- **REQUIRED TASK**
State the number of lines, and only that number, in which the word "matplotlib" appears.
------------------------------------------------------------------------
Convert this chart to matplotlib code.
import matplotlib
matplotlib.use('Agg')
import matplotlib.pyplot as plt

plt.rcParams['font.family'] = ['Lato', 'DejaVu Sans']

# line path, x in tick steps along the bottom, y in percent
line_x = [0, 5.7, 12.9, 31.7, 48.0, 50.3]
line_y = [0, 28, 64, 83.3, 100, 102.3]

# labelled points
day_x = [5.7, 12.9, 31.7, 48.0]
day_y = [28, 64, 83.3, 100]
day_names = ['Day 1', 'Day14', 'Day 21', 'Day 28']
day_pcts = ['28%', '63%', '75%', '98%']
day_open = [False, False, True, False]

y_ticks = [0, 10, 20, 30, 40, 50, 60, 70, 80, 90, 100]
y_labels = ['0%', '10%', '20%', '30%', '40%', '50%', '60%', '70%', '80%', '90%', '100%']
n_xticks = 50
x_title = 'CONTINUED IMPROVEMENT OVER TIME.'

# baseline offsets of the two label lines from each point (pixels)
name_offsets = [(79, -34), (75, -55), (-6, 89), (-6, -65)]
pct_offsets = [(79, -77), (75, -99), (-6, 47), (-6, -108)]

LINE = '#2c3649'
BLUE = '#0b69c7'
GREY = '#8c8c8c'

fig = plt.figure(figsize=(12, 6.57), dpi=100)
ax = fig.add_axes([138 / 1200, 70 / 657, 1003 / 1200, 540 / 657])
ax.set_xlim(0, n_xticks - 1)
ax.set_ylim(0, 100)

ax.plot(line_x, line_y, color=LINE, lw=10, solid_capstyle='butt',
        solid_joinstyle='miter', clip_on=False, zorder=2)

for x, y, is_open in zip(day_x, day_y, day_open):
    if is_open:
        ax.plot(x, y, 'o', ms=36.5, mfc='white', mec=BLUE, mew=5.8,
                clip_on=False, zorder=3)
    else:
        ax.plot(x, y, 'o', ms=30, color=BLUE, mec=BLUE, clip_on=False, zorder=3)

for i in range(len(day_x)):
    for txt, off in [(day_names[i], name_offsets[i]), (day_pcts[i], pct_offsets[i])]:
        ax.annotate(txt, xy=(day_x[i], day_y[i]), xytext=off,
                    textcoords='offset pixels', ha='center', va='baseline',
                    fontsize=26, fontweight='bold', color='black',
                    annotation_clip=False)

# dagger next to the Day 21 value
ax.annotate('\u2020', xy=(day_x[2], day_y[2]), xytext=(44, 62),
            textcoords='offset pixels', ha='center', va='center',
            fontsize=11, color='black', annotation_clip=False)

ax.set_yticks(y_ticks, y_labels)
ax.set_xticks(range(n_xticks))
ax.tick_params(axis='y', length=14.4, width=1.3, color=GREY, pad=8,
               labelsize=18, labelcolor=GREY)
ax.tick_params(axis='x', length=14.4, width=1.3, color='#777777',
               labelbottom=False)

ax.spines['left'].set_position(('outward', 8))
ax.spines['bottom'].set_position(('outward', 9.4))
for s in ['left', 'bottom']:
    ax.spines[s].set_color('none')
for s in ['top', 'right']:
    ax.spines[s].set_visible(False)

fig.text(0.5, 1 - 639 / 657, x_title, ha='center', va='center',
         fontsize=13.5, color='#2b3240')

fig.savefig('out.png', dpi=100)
------------------------------------------------------------------------
- **RESULT FOR THIS EXERCISE**
4